En mi caso, películas como “Gladiador”, “El aviador”, “Sweeney Todd”, “Rango” y “La invención de Hugo Cabret” fueron hechas con pasión y sin ninguna preocupación por la sinergia o las producciones derivadas o la mercadotecnia entre plataformas. El control artístico y la dirección son de vital importancia para las grandes películas, donde las voces son muchas y las apuestas enormes.
Cuando estábamos haciendo “Gladiador”, se necesitó a un gigante como Ridley Scott para defenderla de los incontables detractores que predecían que nuestra “epopeya de espadas y sandalias” iba a ser un desastre. Lo cuestionaron todo, en particular el final: ¿no es deprimente? ¿Cómo podremos hacer una secuela si matan al héroe? Y ¿hay alguna manera en la que podamos evitar la clasificación R (restringida)? Sin embargo, Ridley creía en la historia que estábamos contando y cómo lo estábamos haciendo, así que tuvo la determinación para mantener a raya las preocupaciones comerciales y las ruidosas voces corporativas.
Lo mismo sucedió en el caso de Martin Scorsese con nuestra película biográfica de Howard Hughes, “El aviador”. Era evidente que un sujeto como Hughes daría lugar a la controversia y a las emociones fuertes. La presión de fuera del círculo creativo se inclinaba hacia lo escabroso y sensacionalista, pero Marty rechazó cualquier desafío que amenazara nuestra versión más humana de la historia. A veces decía: “Sí, esa sería una película interesante de Howard Hughes, pero no es nuestra película de Howard Hughes”. Es importante destacar que, tanto en el caso de “Gladiador” como en el de “El aviador”, estábamos trabajando con productores valientes que defendían nuestras decisiones. Se preocupaban más por el arte que por el resultado final.

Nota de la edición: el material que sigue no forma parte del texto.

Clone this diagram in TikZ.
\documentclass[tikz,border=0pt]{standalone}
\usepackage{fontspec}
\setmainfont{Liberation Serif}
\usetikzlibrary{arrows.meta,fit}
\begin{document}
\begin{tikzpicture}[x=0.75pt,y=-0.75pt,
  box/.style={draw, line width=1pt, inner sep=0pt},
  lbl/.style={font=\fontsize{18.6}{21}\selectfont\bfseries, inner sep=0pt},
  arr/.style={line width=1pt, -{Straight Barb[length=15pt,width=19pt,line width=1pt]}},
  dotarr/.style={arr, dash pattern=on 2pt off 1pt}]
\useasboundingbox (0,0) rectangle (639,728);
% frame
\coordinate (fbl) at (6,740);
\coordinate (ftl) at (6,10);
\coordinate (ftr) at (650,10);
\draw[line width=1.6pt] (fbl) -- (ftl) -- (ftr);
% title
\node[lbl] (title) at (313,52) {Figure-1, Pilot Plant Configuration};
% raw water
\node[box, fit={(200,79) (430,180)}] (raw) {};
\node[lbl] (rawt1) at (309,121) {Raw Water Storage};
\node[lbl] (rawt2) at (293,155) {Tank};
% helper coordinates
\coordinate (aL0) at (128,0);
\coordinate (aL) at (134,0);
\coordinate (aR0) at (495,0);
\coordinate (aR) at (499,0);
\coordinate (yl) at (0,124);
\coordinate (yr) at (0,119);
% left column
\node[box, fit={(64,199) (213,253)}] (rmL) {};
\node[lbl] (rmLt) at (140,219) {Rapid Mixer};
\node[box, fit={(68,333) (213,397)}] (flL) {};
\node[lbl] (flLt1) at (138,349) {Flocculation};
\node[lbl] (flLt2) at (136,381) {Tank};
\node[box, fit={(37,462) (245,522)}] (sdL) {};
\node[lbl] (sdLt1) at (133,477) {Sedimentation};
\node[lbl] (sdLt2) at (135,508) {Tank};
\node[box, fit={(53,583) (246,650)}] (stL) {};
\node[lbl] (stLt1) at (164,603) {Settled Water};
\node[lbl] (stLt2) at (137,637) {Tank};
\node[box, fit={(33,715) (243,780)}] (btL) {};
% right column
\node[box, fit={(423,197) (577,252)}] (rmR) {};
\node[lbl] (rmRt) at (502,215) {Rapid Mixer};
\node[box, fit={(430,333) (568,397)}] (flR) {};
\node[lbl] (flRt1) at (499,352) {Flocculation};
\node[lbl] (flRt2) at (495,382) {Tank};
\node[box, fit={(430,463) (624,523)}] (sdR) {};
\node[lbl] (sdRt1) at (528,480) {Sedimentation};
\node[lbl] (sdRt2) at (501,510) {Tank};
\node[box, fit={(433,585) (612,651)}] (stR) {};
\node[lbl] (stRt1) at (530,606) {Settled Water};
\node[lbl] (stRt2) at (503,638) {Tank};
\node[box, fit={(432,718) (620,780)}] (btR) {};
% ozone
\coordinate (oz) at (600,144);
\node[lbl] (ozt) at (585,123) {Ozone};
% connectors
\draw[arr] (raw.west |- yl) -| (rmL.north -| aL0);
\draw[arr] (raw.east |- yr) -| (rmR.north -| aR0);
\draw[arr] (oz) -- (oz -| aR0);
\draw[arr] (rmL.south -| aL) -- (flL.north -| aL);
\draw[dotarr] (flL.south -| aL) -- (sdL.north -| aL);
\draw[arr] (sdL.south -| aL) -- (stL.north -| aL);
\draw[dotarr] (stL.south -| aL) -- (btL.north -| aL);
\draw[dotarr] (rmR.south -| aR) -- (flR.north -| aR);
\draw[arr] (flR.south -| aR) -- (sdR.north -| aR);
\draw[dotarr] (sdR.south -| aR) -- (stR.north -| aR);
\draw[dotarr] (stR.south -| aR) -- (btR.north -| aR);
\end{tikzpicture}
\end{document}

Cuando se hace una película, se necesita a un defensor que libre batallas como esas. Barbara Broccoli y Michael Wilson son los defensores de James Bond. Mantienen las presiones corporativas y comerciales a raya y tampoco se dejan motivar por ellas. Por eso no tenemos un gigantesco “universo cinematográfico de Bond”, en el que hay un sinfín de variaciones anémicas del agente 007 en la televisión o en plataformas de emisión en continuo o en películas derivadas. Las películas de Bond son, en efecto, las más personalizadas y artesanales en las que he trabajado. Por eso son originales, difíciles, excéntricas y especiales. Nunca se crearon con el trasfondo de abogados, contadores y encuestadores de mercadotecnia masiva de comercio electrónico.

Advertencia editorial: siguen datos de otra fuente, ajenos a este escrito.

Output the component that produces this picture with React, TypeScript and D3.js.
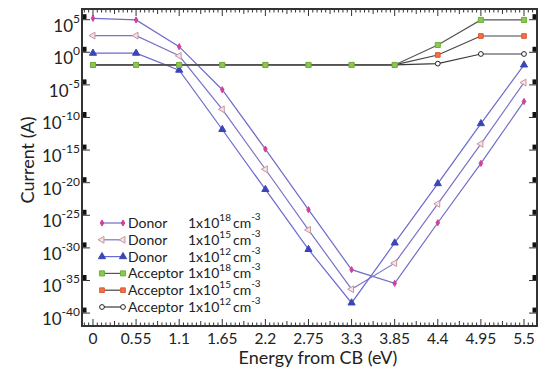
import React from "react";
import * as d3 from "d3";

// energy positions (eV from conduction band)
const energies = [0, 0.55, 1.1, 1.65, 2.2, 2.75, 3.3, 3.85, 4.4, 4.95, 5.5];

// log10 of current (A)
const donor18 = [4.75, 4.5, 0.4, -6.2, -15.3, -24.6, -33.8, -35.9, -26.6, -17.5, -8.0];
const donor15 = [2.1, 2.1, -1.0, -9.2, -18.4, -27.7, -36.8, -32.8, -23.7, -14.5, -5.1];
const donor12 = [-0.6, -0.6, -3.2, -12.3, -21.5, -30.7, -38.9, -29.7, -20.6, -11.4, -2.4];
const acceptor18 = [-2.4, -2.4, -2.4, -2.4, -2.4, -2.4, -2.4, -2.4, 0.66, 4.5, 4.5];
const acceptor15 = [-2.4, -2.4, -2.4, -2.4, -2.4, -2.4, -2.4, -2.4, -0.87, 2.04, 2.04];
const acceptor12 = [-2.4, -2.4, -2.4, -2.4, -2.4, -2.4, -2.4, -2.4, -2.2, -0.72, -0.72];

const xTicks = [0, 0.55, 1.1, 1.65, 2.2, 2.75, 3.3, 3.85, 4.4, 4.95, 5.5];
const yTickExps = [5, 0, -5, -10, -15, -20, -25, -30, -35, -40];

const seriesNames = ["Donor", "Donor", "Donor", "Acceptor", "Acceptor", "Acceptor"];
const seriesDoping = ["18", "15", "12", "18", "15", "12"];

type Series = {
  values: number[];
  line: string;
  fill: string;
  stroke: string;
  size: number;
  rotate: number;
  symbol: d3.SymbolType;
};

const FONT = "Lato, 'Open Sans', sans-serif";

const App: React.FC = () => {
  const svgRef = React.useRef<SVGSVGElement>(null);

  React.useEffect(() => {
    if (!svgRef.current) return;
    const svg = d3.select(svgRef.current);
    svg.selectAll("*").remove();

    const left = 82, right = 537, top = 9, bottom = 326;

    const x = d3.scaleLinear().domain([-0.14, 5.666]).range([left, right]);
    const y = d3
      .scaleLog()
      .domain([Math.pow(10, -42.44), Math.pow(10, 6.18)])
      .range([bottom, top]);

    const series: Series[] = [
      { values: donor18, line: "#6e6ccc", fill: "#d2409c", stroke: "#d2409c", size: 11, rotate: 0, symbol: d3.symbolDiamond },
      { values: donor15, line: "#7c72c8", fill: "#f4e4ea", stroke: "#c8949c", size: 20, rotate: -90, symbol: d3.symbolTriangle },
      { values: donor12, line: "#6a6ad0", fill: "#3a46b8", stroke: "#3a46b8", size: 22, rotate: 0, symbol: d3.symbolTriangle },
      { values: acceptor12, line: "#3a3a3a", fill: "#ffffff", stroke: "#222", size: 18, rotate: 0, symbol: d3.symbolCircle },
      { values: acceptor15, line: "#444", fill: "#f07048", stroke: "#e05a30", size: 22, rotate: 0, symbol: d3.symbolSquare },
      { values: acceptor18, line: "#555", fill: "#8cc850", stroke: "#6cb03c", size: 26, rotate: 0, symbol: d3.symbolSquare },
    ];

    const line = d3
      .line<number>()
      .x((_, i) => x(energies[i]))
      .y((v) => y(Math.pow(10, v)));

    // lines then markers
    series.forEach((s) => {
      svg
        .append("path")
        .datum(s.values)
        .attr("fill", "none")
        .attr("stroke", s.line)
        .attr("stroke-width", 1.2)
        .attr("d", line);
    });
    series.forEach((s) => {
      const sym = d3.symbol().type(s.symbol).size(s.size);
      svg
        .append("g")
        .selectAll("path")
        .data(s.values)
        .join("path")
        .attr("d", sym() as string)
        .attr(
          "transform",
          (v, i) => `translate(${x(energies[i])},${y(Math.pow(10, v))}) rotate(${s.rotate})`
        )
        .attr("fill", s.fill)
        .attr("stroke", s.stroke)
        .attr("stroke-width", 1);
    });

    // frame
    svg
      .append("rect")
      .attr("x", left)
      .attr("y", top)
      .attr("width", right - left)
      .attr("height", bottom - top)
      .attr("fill", "none")
      .attr("stroke", "#333")
      .attr("stroke-width", 2);

    // x ticks (major + minor, top and bottom)
    const minor = d3.range(-2, 111).map((i) => i * 0.055).filter((v) => x(v) < right - 1 && x(v) > left + 1);
    const tg = svg.append("g").attr("stroke", "#333").attr("stroke-width", 1);
    minor.forEach((v) => {
      const k = Math.round(v / 0.055);
      const len = k % 10 === 0 ? 7 : k % 5 === 0 ? 5 : 3.5;
      tg.append("line").attr("x1", x(v)).attr("x2", x(v)).attr("y1", bottom).attr("y2", bottom - len);
      tg.append("line").attr("x1", x(v)).attr("x2", x(v)).attr("y1", top).attr("y2", top + len);
    });

    svg
      .append("g")
      .selectAll("text")
      .data(xTicks)
      .join("text")
      .attr("x", (d) => x(d))
      .attr("y", 344)
      .attr("text-anchor", "middle")
      .attr("font-family", FONT)
      .attr("font-size", 15.5)
      .attr("fill", "#222")
      .text((d) => String(d));

    // y ticks: black block + short line on both sides
    yTickExps.forEach((e) => {
      const yy = y(Math.pow(10, e));
      svg.append("rect").attr("x", left + 1).attr("y", yy - 2.5).attr("width", 3.5).attr("height", 5).attr("fill", "#111");
      svg.append("line").attr("x1", left).attr("x2", left + 8).attr("y1", yy + 3).attr("y2", yy + 3).attr("stroke", "#333");
      svg.append("rect").attr("x", right - 4.5).attr("y", yy - 2.5).attr("width", 3.5).attr("height", 5).attr("fill", "#111");
      svg.append("line").attr("x1", right - 8).attr("x2", right).attr("y1", yy + 3).attr("y2", yy + 3).attr("stroke", "#333");

      const t = svg
        .append("text")
        .attr("x", 80)
        .attr("y", yy + 15)
        .attr("text-anchor", "end")
        .attr("font-family", FONT)
        .attr("fill", "#222");
      t.append("tspan").attr("font-size", 17).text("10");
      t.append("tspan").attr("font-size", 12).attr("dy", -9).text(String(e));
    });

    // axis titles
    svg
      .append("text")
      .attr("x", 318)
      .attr("y", 364)
      .attr("text-anchor", "middle")
      .attr("font-family", FONT)
      .attr("font-size", 18)
      .attr("fill", "#222")
      .text("Energy from CB (eV)");
    svg
      .append("text")
      .attr("transform", "translate(34,160) rotate(-90)")
      .attr("text-anchor", "middle")
      .attr("font-family", FONT)
      .attr("font-size", 18)
      .attr("fill", "#222")
      .text("Current (A)");

    // legend
    const legendOrder = [0, 1, 2, 5, 4, 3];
    const lg = svg.append("g");
    legendOrder.forEach((si, row) => {
      const s = series[si];
      const ly = 223 + row * 16.8;
      lg.append("line").attr("x1", 102).attr("x2", 123).attr("y1", ly).attr("y2", ly).attr("stroke", s.line).attr("stroke-width", 1.2);
      const sym = d3.symbol().type(s.symbol).size(s.size);
      [102, 123].forEach((mx) => {
        lg.append("path")
          .attr("d", sym() as string)
          .attr("transform", `translate(${mx},${ly}) rotate(${s.rotate})`)
          .attr("fill", s.fill)
          .attr("stroke", s.stroke);
      });
      const label = seriesNames[row];
      lg.append("text")
        .attr("x", 128)
        .attr("y", ly + 5)
        .attr("font-family", FONT)
        .attr("font-size", 14)
        .attr("fill", "#222")
        .text(label);
      const t = lg
        .append("text")
        .attr("x", 188)
        .attr("y", ly + 5)
        .attr("font-family", FONT)
        .attr("fill", "#222");
      t.append("tspan").attr("font-size", 14).text("1x10");
      t.append("tspan").attr("font-size", 10).attr("dy", -7).text(seriesDoping[row]);
      t.append("tspan").attr("font-size", 14).attr("dy", 7).attr("dx", 2).text("cm");
      t.append("tspan").attr("font-size", 10).attr("dy", -8).text("-3");
    });
  }, []);

  return (
    <svg
      ref={svgRef}
      width={543}
      height={373}
      style={{ position: "absolute", left: 0, top: 0, background: "#fff" }}
    />
  );
};

export default App;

Por eso es que también pueden darse el lujo de ser atrevidas. A continuación, un ejemplo de “Operación Skyfall”, de mi día favorito de trabajo en la película, por cierto.
Sam Mendes, el director, y yo fuimos a la oficina de Barbara y Michael, nos sentamos en la mesa de la familia y les propusimos la primera escena entre Bond y el villano, Raoul Silva. Cabe decir que el momento en el que el agente 007 se encuentra por primera vez con sus archienemigos suele ser el momento icónico de una película de Bond, la escena en torno a la cual uno construye buena parte de los ritmos narrativos y cinematográficos (piensen en el primer encuentro con el Dr. No o Goldfinger o Blofeld, en todas las escenas clásicas de la franquicia). Bueno, pues Sam y yo tuvimos el atrevimiento de anunciar que queríamos hacer esta escena crucial como una seducción homoerótica. Barbara y Michael no necesitaron preguntar a un grupo de espectadores su opinión. No necesitaron examinar esta idea radical con ningún estudio o corporación: les encantó al instante. Sabían que era fresca y nueva, provocativa de una manera que mantiene a la franquicia contemporánea. No tenían miedo a la controversia. En mi experiencia, no hay muchas grandes películas que puedan funcionar con tanta libertad y alegría ante el riesgo. Pero con la familia Broccoli/Wilson al mando, a Bond se le permite provocar, crecer y ser idiosincrásico. Ojalá que siga siendo así.
James Bond ha sobrevivido a la Guerra Fría, a Goldfinger, a Jaws, a la música disco y a Ernst Stavro Blofeld, en varias ocasiones. Y guardo la esperanza de que los responsables de Amazon reconozcan la singularidad de lo que acaban de adquirir y permitan y alienten que esta especial empresa familiar siga adelante sin obstáculos.
James Bond no es “contenido” y no es una mera mercancía. Forma parte de nuestras vidas desde hace décadas. Desde Sean Connery a George Lazenby, pasando por Roger Moore, Timothy Dalton, Pierce Brosnan y Daniel Craig, todos hemos crecido con nuestra versión del agente 007, por eso nos importa tanto.
Por favor, dejen al agente 007 beber sus martinis en paz. No lo agiten, no lo revuelvan.
*El autor de este texto, John Logan, es coautor de los guiones de las películas de James Bond “Operación Skyfall” y “Spectre”. Fue nominado a los premios de la Academia al mejor guion original por “El aviador” y “Gladiador” y al mejor guion adaptado por “La invención de Hugo Cabret”. Ganó un Tony a la mejor obra de teatro, “Rojo”.